A critical point of intersection between ESG and competition law arises in the context of sustainability-driven collaborations. Competitors may enter into agreements to achieve environmental goals, such as reducing emissions or transitioning to renewable energy. While such agreements may prima facie fall within the prohibition under Section 3 of the Competition Act, 2002 or Article 101 TFEU, regulators are increasingly considering whether the pro-competitive and societal benefits outweigh the restrictive effects. The European Commission’s Horizontal Guidelines (2023) explicitly address this issue by providing a framework for assessing sustainability agreements, thereby offering greater legal certainty.

Another important legal dimension is due diligence in cross-border M&A. ESG due diligence has become an essential component alongside financial and legal due diligence. Acquiring entities must assess compliance with environmental statutes such as the Environment (Protection) Act, 1986, labor laws, and anti-corruption regulations. Non-compliance can result in successor liability, where the acquirer inherits environmental penalties, pending litigation, or governance failures of the target company. This is particularly relevant in jurisdictions with strict environmental liability regimes, where penalties and remediation costs can significantly affect the viability of a transaction.

Further, the concept of “green antitrust” is emerging as a contemporary legal discourse. It questions whether competition law should accommodate sustainability objectives even at the cost of reduced competition. While traditional antitrust principles prioritize consumer welfare—often interpreted in terms of price and output—modern interpretations are gradually expanding to include long-term environmental and social welfare. However, this raises concerns about legal certainty, as excessive flexibility may lead to inconsistent enforcement and potential misuse by dominant firms to justify anti-competitive conduct under the guise of ESG compliance.

In India, although there is no explicit statutory integration of ESG within competition law, the judiciary and regulatory bodies are increasingly acknowledging environmental and social concerns. The Supreme Court’s expansive interpretation of Article 21 of the Constitution, which includes the right to a clean environment, indirectly reinforces the importance of ESG considerations in corporate conduct. Consequently, cross-border M&A transactions involving Indian entities must align not only with competition law requirements but also with constitutional and environmental jurisprudence.

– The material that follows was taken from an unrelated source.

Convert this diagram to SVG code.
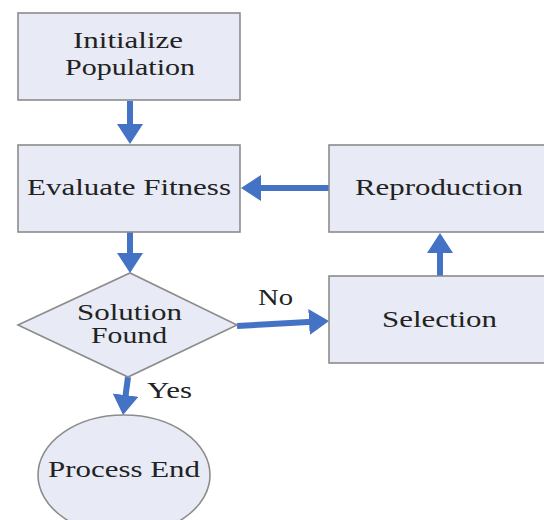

In conclusion, the integration of ESG considerations into competition law and corporate regulation represents a transformative shift in the legal framework governing cross-border M&A. Statutes such as the Competition Act, 2002, the Companies Act, 2013, and the EU Merger Regulation, along with evolving regulatory guidelines and international frameworks, collectively shape this new paradigm. While challenges such as lack of standardization and potential conflicts between competition and sustainability objectives persist, the trajectory is clear: ESG is no longer a peripheral concern but a central element of legal compliance and strategic decision-making in global M&A transactions. As regulatory approaches continue to evolve, businesses must adopt a holistic legal strategy that harmonizes competition law requirements with ESG imperatives, ensuring both regulatory approval and long-term sustainability.